Linear response theory and Green's functions provide a universal framework for understanding how macroscopic and strongly correlated systems respond to weak external perturbations. While the theoretical foundation for non-Hermitian linear response theory has been recently established to describe open quantum systems, generalizing these predictions onto practical quantum computers remains a formidable algorithmic challenge due to the non-unitary nature of the dynamics. In this work, we present a systematic algorithmic mapping that transforms the non-unitary multi-time correlation functions into a unitary form viable for quantum hardware. By mapping the vectorization of the Lindblad master equation into a unitary Schrödinger-like equation using the continuous-variable Schrödingerization technique, we show that generalized non-Hermitian Green's functions can be systematically extracted. This approach bridges the gap between the established physical theory of non-Hermitian linear response and quantum simulation, achieving optimal state preparation cost.

Figures (4)

• Figure 1: Quantum circuit for the modified Hadamard test used in the Sampler simulation. The auxiliary qubit $A$ controls the preparation of the initial vectorized state $U_{\text{prep\_init}}$ and the Schrödingerization evolution $e^{-i\mathcal{H}_{sch}(\eta)t}$ on the system register $S$ when in the $\ket{0}$ branch. It then controls the preparation of the observable state $U_{\text{prep\_obs}}$ on the $\ket{1}$ branch. Measuring the ancilla in the $X$-basis extracts the real part of the density matrix overlap.
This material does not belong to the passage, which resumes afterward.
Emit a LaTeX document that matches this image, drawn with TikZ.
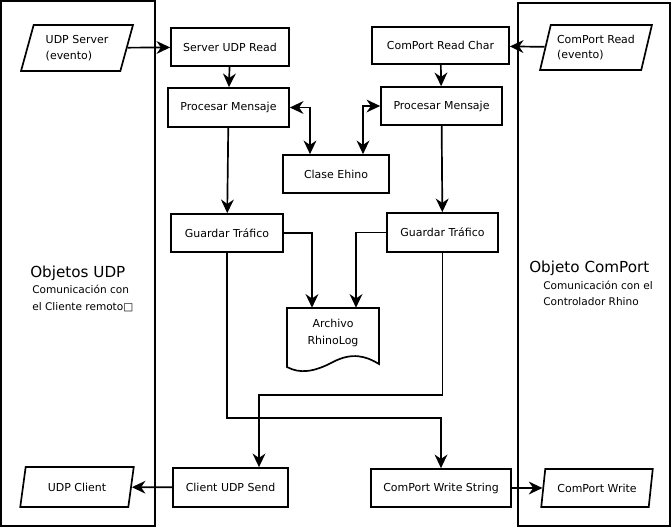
\documentclass[tikz,border=0pt]{standalone}
\usepackage{fontspec}
\setmainfont{DejaVu Sans}
\usetikzlibrary{shapes.geometric}
\usetikzlibrary{arrows.meta}

\begin{document}
\begin{tikzpicture}[x=0.025cm, y=-0.025cm,
    group/.style={shape=rectangle, draw=black, line width=1.3pt, inner sep=0pt},
    proc/.style={shape=rectangle, draw=black, line width=1.2pt, inner sep=0pt, minimum height=0.95cm, font=\fontsize{7.8}{9.5}\selectfont},
    io/.style={shape=trapezium, trapezium left angle=70, trapezium right angle=110, trapezium stretches=true, draw=black, line width=1.2pt, align=left, inner sep=0pt, font=\fontsize{7.8}{11}\selectfont},
    arr/.style={line width=1.2pt, -{Stealth[length=3.4mm, width=3.2mm, inset=1.1mm]}},
    both/.style={line width=1.2pt, {Stealth[length=3.4mm, width=3.2mm, inset=1.1mm]}-{Stealth[length=3.4mm, width=3.2mm, inset=1.1mm]}},
    grouptitle/.style={anchor=west, inner sep=0pt, font=\fontsize{10.8}{13}\selectfont},
    groupnote/.style={anchor=west, inner sep=0pt, align=left, font=\fontsize{7.5}{11.5}\selectfont}]
    \useasboundingbox (0,0) rectangle (672,529);

    % object frames
    \node[group, minimum width=3.85cm, minimum height=13.125cm] (udpobj) at (78,263.5) {};
    \node[group, minimum width=3.8cm, minimum height=13.075cm] (comobj) at (594,264.5) {};
    \node[grouptitle] (udptitle) at (30,273) {Objetos UDP};
    \node[groupnote] (udpnote) at (32,298.5) {Comunicación con\\el Cliente remoto□};
    \node[grouptitle] (comtitle) at (529,268) {Objeto ComPort};
    \node[groupnote] (comnote) at (543,293.5) {Comunicación con el\\Controlador Rhino};

    % inputs and outputs
    \node[io, minimum width=2.8cm, minimum height=1.15cm] (udpsrv) at (77,48) {UDP Server\\(evento)};
    \node[io, minimum width=2.8cm, minimum height=1.125cm] (comrd) at (596,47.5) {ComPort Read\\(evento)};
    \node[io, minimum width=2.85cm, minimum height=1.0cm] (udpcli) at (77,487) {UDP Client};
    \node[io, minimum width=2.8cm, minimum height=0.95cm] (comwr) at (597,488) {ComPort Write};

    % processes
    \node[proc, minimum width=2.95cm] (srvread) at (230,47) {Server UDP Read};
    \node[proc, minimum width=3.025cm, minimum height=0.975cm] (procL) at (228.5,107.5) {Procesar Mensaje};
    \node[proc, minimum width=3.425cm, minimum height=0.925cm] (comread) at (440.5,45.5) {ComPort Read Char};
    \node[proc, minimum width=3.025cm] (procR) at (441.5,106) {Procesar Mensaje};
    \node[proc, minimum width=2.65cm] (clase) at (336,174) {Clase Ehino};
    \node[proc, minimum width=2.8cm] (guardL) at (227,233) {Guardar Tráfico};
    \node[proc, minimum width=2.775cm, minimum height=0.975cm] (guardR) at (442.5,232.5) {Guardar Tráfico};
    \node[proc, minimum width=2.875cm, minimum height=0.975cm] (clisend) at (230.5,487.5) {Client UDP Send};
    \node[proc, minimum width=3.5cm] (comwrs) at (441,488) {ComPort Write String};

    % log file
    \node[align=center, inner sep=0pt, minimum width=2.3cm, minimum height=1.25cm, font=\fontsize{7.8}{11.5}\selectfont] (archivo) at (333,333) {Archivo\\RhinoLog};
    \draw[line width=1.2pt] (287,308) -- (379,308) -- (379,364)
        .. controls (366,356) and (352,352) .. (333,362)
        .. controls (314,372) and (300,374) .. (287,367) -- cycle;

    \coordinate (bendL) at (441,418);
    \coordinate (bendR) at (259,395);

    \draw[arr] (udpsrv) -- (srvread);
    \draw[arr] (srvread) -- (procL);
    \draw[both] (procL.east) -| ([xshift=-0.65cm]clase.north);
    \draw[arr] (comrd) -- (comread);
    \draw[arr] (comread) -- (procR);
    \draw[both] (procR.west) -| ([xshift=0.675cm]clase.north);
    \draw[arr] (procL) -- (guardL);
    \draw[arr] (procR) -- (guardR);
    \draw[arr] (guardL.east) -| ([xshift=-0.525cm]archivo.north);
    \draw[arr] (guardR.west) -| ([xshift=0.575cm]archivo.north);
    \draw[arr] (guardL.south) |- (bendL) -- (comwrs.north);
    \draw[arr] (guardR.south) |- (bendR) -- (bendR |- clisend.north);
    \draw[arr] (clisend) -- (udpcli);
    \draw[arr] (comwrs) -- (comwr);
\end{tikzpicture}
\end{document}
• Figure 2: Numerical simulation of the non-Hermitian linear response function $\chi(\tau)$. The exact solution of the Lindblad master equation (solid black line) is perfectly reproduced by the Schrödingerization simulation (blue circles) with discretized Fourier modes $\eta$ in the high resolution limit.
• Figure 3: Error convergence as a function of the number of Fourier grid points $N$. The log-log plot shows that the precision improves exponentially as $N$ increases, consistent with the theoretical $O(\text{poly}(\log(1/\epsilon)))$ scaling.
• Figure 4: Impact of the warped variable truncation limit $L$ on the simulation accuracy. The tail error $\epsilon_{tail} \sim e^{-L}$ decreases exponentially, confirming the theoretical error bound derived in Appendix \ref{['app:complexity_scaling']}.